The Energy Department’s Advanced Research Projects Agency-Energy (ARPA-E) announced $33 million in funding for 12 innovative projects as part of ARPA-E’s Network Optimized Distributed Energy Systems (NODES) program on Dec. 11, 2015. NODES project teams will develop technologies that coordinate load and generation on the electric grid to create a virtual energy storage system. The teams will develop innovative hardware and software solutions to integrate and coordinate generation, transmission, and end-use energy systems at various points on the electric grid. These control systems will enable real-time coordination between distributed generation, such as rooftop and community solar assets and bulk power generation, while proactively shaping electric load. This will alleviate periods of costly peak demand, reduce wasted energy, and increase renewables penetration on the grid.
The NODES program aims to create a new approach to management of the two-way flow of power to and from homes and businesses that consume and deliver electricity back to the grid. The resulting virtual energy storage will manage the intermittency of renewable energy, the lack of electricity production when the sun is not shining and the wind is not blowing. The expected benefits of these technologies include improving grid efficiency, reducing CO2 emissions in power generation, and significant savings of system costs.

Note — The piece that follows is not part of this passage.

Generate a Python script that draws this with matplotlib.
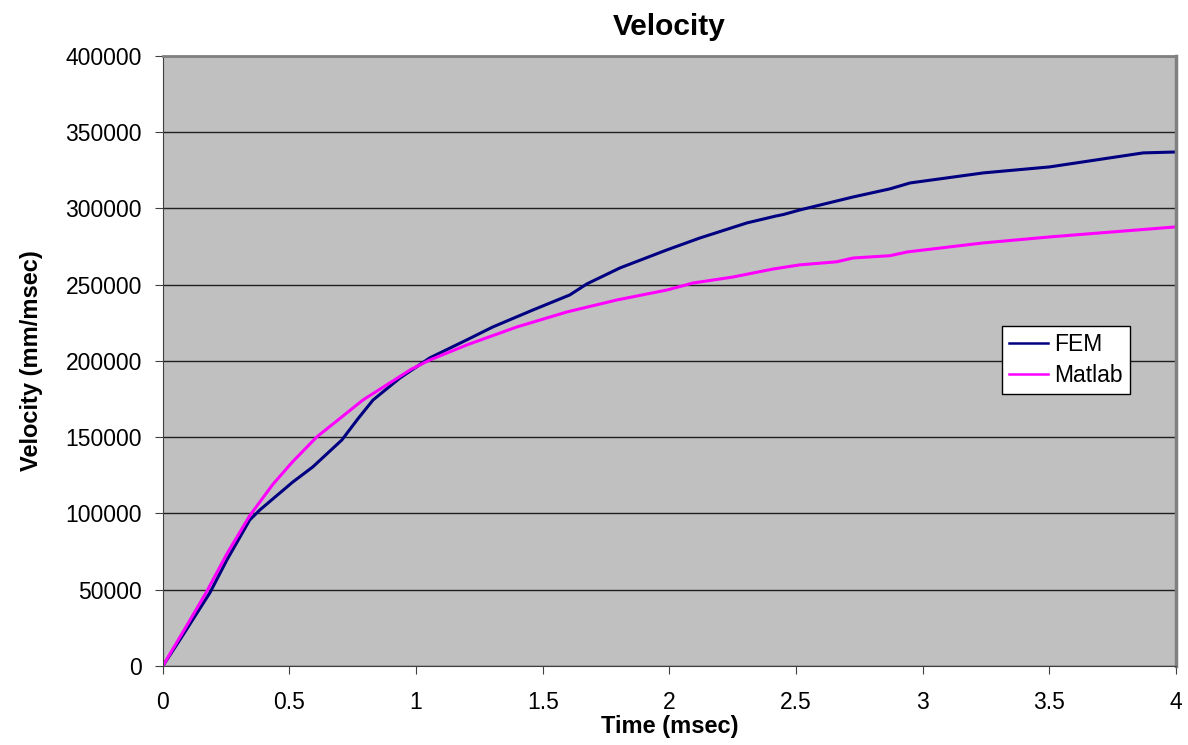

The increasing use of renewable generation and Distributed Energy Resources (DERs), such as residential solar and home energy storage, along with customers’ changing energy use patterns is leading to greater uncertainty and variability in the electric grid. NODES project teams will address these challenges in grid operation through system-wide control and coordination of DERs and flexible load. These technologies will seek to improve the overall efficiency and reliability of the U.S. electric grid while retaining customers’ quality of service. The goal of the program is to enable more than 50 percent usage of renewable power on the grid.